Ingredients

  • 1 lb. dried pinto beans, picked over and rinsed (2 1/2 cups)
  • 2 Tbs. coconut oil
  • 1 small onion, finely chopped (1 cup)
  • 4 cloves garlic, minced (4 tsp.)
  • 1 red jalapeno chile, minced
  • 6 cups winter greens such as kale, chard, or collards, thinly sliced into chiffonade
  • 1 cup cilantro leaves, minced, for garnish
  • 1 cup fresh parsley leaves, minced, for garnish
  • 3 limes, cut into wedges, for garnish

Method

  • Soak beans 8 hours or overnight in large bowl with 2 qt.
  • water and 1 1/2 Tbs.
  • salt.
  • Drain, and rinse well.
  • Set rice cooker setting to saute (or similar), and preheat 2 to 3 minutes.

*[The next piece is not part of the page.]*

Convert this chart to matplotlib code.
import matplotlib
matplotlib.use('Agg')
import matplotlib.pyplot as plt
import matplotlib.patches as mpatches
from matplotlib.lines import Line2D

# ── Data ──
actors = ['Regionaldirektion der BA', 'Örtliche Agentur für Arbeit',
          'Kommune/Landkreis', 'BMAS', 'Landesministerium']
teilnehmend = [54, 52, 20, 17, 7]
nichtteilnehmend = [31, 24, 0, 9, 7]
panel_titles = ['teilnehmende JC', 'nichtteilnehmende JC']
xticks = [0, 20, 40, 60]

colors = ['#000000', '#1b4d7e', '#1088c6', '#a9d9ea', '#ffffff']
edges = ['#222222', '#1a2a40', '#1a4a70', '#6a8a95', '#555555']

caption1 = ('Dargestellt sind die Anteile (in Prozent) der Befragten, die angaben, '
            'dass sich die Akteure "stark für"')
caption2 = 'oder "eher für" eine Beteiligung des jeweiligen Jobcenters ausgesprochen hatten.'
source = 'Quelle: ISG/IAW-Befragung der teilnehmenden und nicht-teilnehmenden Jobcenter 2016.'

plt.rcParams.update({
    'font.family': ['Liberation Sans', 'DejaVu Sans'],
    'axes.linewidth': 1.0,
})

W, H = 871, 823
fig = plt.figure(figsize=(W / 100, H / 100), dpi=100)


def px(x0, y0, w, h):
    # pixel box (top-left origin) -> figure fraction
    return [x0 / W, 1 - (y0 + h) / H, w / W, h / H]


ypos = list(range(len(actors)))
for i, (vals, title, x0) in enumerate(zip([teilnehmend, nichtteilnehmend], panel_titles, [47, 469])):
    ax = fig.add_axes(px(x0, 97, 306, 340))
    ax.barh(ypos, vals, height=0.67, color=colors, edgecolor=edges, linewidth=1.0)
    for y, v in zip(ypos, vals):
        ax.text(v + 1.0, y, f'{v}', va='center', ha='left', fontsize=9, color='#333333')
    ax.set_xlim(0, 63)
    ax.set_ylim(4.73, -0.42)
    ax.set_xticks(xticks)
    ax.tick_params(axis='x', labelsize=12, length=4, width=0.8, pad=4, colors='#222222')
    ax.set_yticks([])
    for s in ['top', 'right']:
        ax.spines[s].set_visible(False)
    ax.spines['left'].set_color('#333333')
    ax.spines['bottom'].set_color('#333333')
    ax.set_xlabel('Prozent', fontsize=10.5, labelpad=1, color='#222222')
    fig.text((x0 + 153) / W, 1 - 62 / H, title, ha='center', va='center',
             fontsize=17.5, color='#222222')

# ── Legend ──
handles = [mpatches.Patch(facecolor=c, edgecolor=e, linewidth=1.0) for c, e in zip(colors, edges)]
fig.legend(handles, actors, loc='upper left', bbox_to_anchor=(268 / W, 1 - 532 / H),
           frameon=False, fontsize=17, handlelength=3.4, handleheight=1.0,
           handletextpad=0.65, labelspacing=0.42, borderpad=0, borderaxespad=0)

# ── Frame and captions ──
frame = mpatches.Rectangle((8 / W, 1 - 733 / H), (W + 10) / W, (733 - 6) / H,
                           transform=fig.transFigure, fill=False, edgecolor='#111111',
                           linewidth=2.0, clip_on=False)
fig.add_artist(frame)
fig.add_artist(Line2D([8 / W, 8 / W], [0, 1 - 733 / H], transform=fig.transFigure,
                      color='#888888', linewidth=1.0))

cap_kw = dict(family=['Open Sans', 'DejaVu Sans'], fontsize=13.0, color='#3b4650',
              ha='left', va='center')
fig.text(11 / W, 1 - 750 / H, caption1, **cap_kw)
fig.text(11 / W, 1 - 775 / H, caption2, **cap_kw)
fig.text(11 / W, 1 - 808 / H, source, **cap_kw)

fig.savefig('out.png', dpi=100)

  • Add coconut oil, and heat 1 minute more.
  • Add onion, garlic, and jalapeno, and saute 3 to 4 minutes, or until vegetables are softened.

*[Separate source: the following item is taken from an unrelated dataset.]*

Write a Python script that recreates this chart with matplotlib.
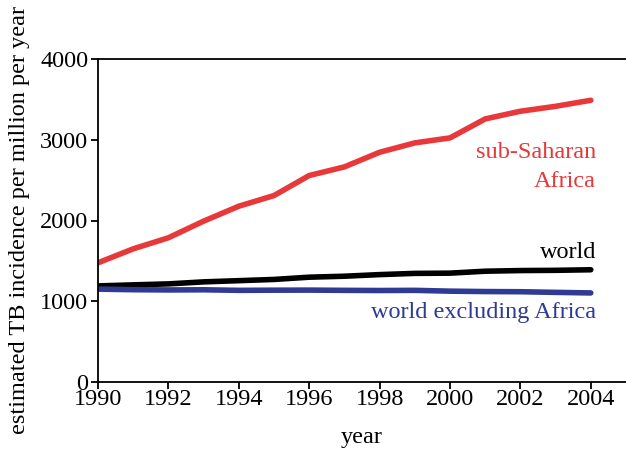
import matplotlib
matplotlib.use("Agg")
import matplotlib.pyplot as plt

# estimated TB incidence per million per year
years = list(range(1990, 2005))
ssa = [1476, 1649, 1786, 1992, 2177, 2309, 2557, 2664, 2845, 2961,
       3023, 3258, 3353, 3414, 3489]
world = [1190, 1203, 1215, 1240, 1255, 1270, 1298, 1310, 1330, 1345,
         1348, 1372, 1380, 1383, 1390]
world_ex_africa = [1150, 1143, 1140, 1142, 1135, 1137, 1138, 1135, 1133,
                   1135, 1125, 1120, 1118, 1110, 1103]
xticks = list(range(1990, 2005, 2))
yticks = [0, 1000, 2000, 3000, 4000]

RED = "#e8383a"
BLUE = "#2e3a94"
FS = 17.5

plt.rcParams['font.family'] = ['Liberation Serif', 'DejaVu Serif']

fig = plt.figure(figsize=(6.26, 4.54), dpi=100)
ax = fig.add_axes([98 / 626, 72 / 454, 528 / 626, 323 / 454])

lw = 4.0
ax.plot(years, ssa, color=RED, linewidth=lw, solid_capstyle='round')
ax.plot(years, world, color="black", linewidth=lw, solid_capstyle='round')
ax.plot(years, world_ex_africa, color=BLUE, linewidth=lw, solid_capstyle='round')

ax.set_xlim(1990, 1990 + 528 / 35.2)
ax.set_ylim(0, 4000)
ax.set_xticks(xticks)
ax.set_yticks(yticks)
ax.spines['right'].set_visible(False)
for s in ['left', 'bottom', 'top']:
    ax.spines[s].set_linewidth(1.3)
ax.tick_params(axis='both', direction='out', length=5, width=1.3,
               labelsize=FS, pad=2)
ax.tick_params(axis='x', pad=0)

ax.set_xlabel("year", fontsize=FS, labelpad=12)
ax.set_ylabel("estimated TB incidence per million per year", fontsize=FS,
              labelpad=7)

xr = 2004.15
ax.text(xr, 2768, "sub-Saharan", color=RED, fontsize=FS,
        ha='right', va='baseline')
ax.text(xr, 2410, "Africa", color=RED, fontsize=FS,
        ha='right', va='baseline')
ax.text(xr, 1535, "world", color="black", fontsize=FS, ha='right',
        va='baseline')
ax.text(xr, 795, "world excluding Africa", color=BLUE, fontsize=FS,
        ha='right', va='baseline')

fig.savefig("out.png", dpi=100)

  • Adjust rice cooker setting to slow cook (or similar).
  • Pour in soaked beans and enough water to cover beans by 1 inch (about 6 cups).
  • Cover, and cook 3 to 4 hours, or until beans are tender and cooked through.
  • Fold in greens 1 handful at a time.
  • Cover, and cook 10 to 15 minutes more, or until greens are bright green and tender.
  • Serve garnished with cilantro, parsley, and lime wedges.